No I wouldn't listen to again. Not because it is a boring book. In fact the book kept me in my car longer during my commute. The storyline was very plausible: A man-made disaster leaving thousands of people exposed. No power or water, limited resources, no communication, and a city on the verge of chaos and disorder.
Throughout each moment of the book it kept I kept asking myself the question, "if this happened to you, what would you do?" If you live in a large city, by the time you reach the end of this story, your bug-out bag will be packed (or at the least you will have purchased a printed city map.)
Just think about that guy you know who loves to indulge you with a ton of conspiracy theories but isn't so far gone he is in a shed with a tin hat on. In this story that's Chuck. Businessman, conspiracy theorist, and prepper extraordinaire, Chuck's resourcefulness keeps everyone going up until the end.

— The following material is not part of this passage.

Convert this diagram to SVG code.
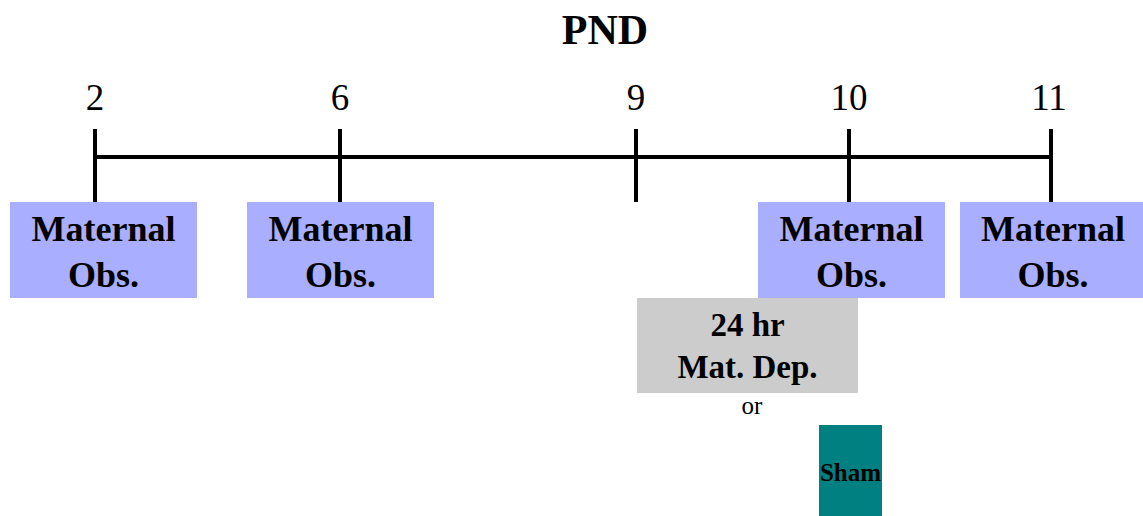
<svg xmlns="http://www.w3.org/2000/svg" width="1143" height="516" viewBox="0 0 1143 516">
<style>
text{font-family:"Liberation Serif","Times New Roman",serif;fill:#000;text-anchor:middle}
.b{font-weight:bold}
.obs{fill:#AAAEFF}
.ln{stroke:#000;stroke-width:4;fill:none}
</style>
<rect width="1143" height="516" fill="#fff"/>
<text class="b" x="605" y="44" font-size="42">PND</text>
<g id="connectors">
<line class="ln" x1="95" y1="157" x2="1051" y2="157"/>
<line class="ln" x1="95" y1="129" x2="95" y2="202"/>
<line class="ln" x1="340" y1="129" x2="340" y2="202"/>
<line class="ln" x1="636" y1="129" x2="636" y2="202"/>
<line class="ln" x1="849" y1="129" x2="849" y2="202"/>
<line class="ln" x1="1051" y1="129" x2="1051" y2="202"/>
</g>
<g id="labels" font-size="37">
<text x="95" y="110">2</text>
<text x="340" y="110">6</text>
<text x="636" y="110">9</text>
<text x="849" y="110">10</text>
<text x="1049" y="110">11</text>
</g>
<g id="obs2"><rect class="obs" x="10" y="202" width="187" height="96"/><text class="b" x="103.5" y="241" font-size="36">Maternal</text><text class="b" x="103.5" y="287" font-size="36">Obs.</text></g>
<g id="obs6"><rect class="obs" x="247" y="202" width="187" height="96"/><text class="b" x="340.5" y="241" font-size="36">Maternal</text><text class="b" x="340.5" y="287" font-size="36">Obs.</text></g>
<g id="obs10"><rect class="obs" x="758" y="202" width="187" height="96"/><text class="b" x="851.5" y="241" font-size="36">Maternal</text><text class="b" x="851.5" y="287" font-size="36">Obs.</text></g>
<g id="obs11"><rect class="obs" x="960" y="202" width="187" height="96"/><text class="b" x="1053" y="241" font-size="36">Maternal</text><text class="b" x="1053" y="287" font-size="36">Obs.</text></g>
<g id="matdep"><rect x="637" y="298" width="221" height="95" fill="#CCCCCC"/><text class="b" x="747.5" y="336" font-size="33">24 hr</text><text class="b" x="747.5" y="378" font-size="33">Mat. Dep.</text></g>
<g id="or"><text x="752" y="414" font-size="25">or</text></g>
<g id="sham"><rect x="819" y="425" width="63" height="91" fill="#008080"/><text class="b" x="850.5" y="481" font-size="25">Sham</text></g>
</svg>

The older couple. Throughout this book the older couple in Mike's building will make you appreciate their wisdom.
They are making this film into a book, so no need to come up with a tagline.
Although this novel got my attention at first and I'll admit I enjoyed some of it... the ending was so devastatingly unsatisfying I felt tricked and really, really annoyed at the author. I don't want to ruin the ending in case you decide to read it, but as a reader I felt betrayed for having invested my time in listening to a so-so story only to find a pretty bad ending, in my opinion.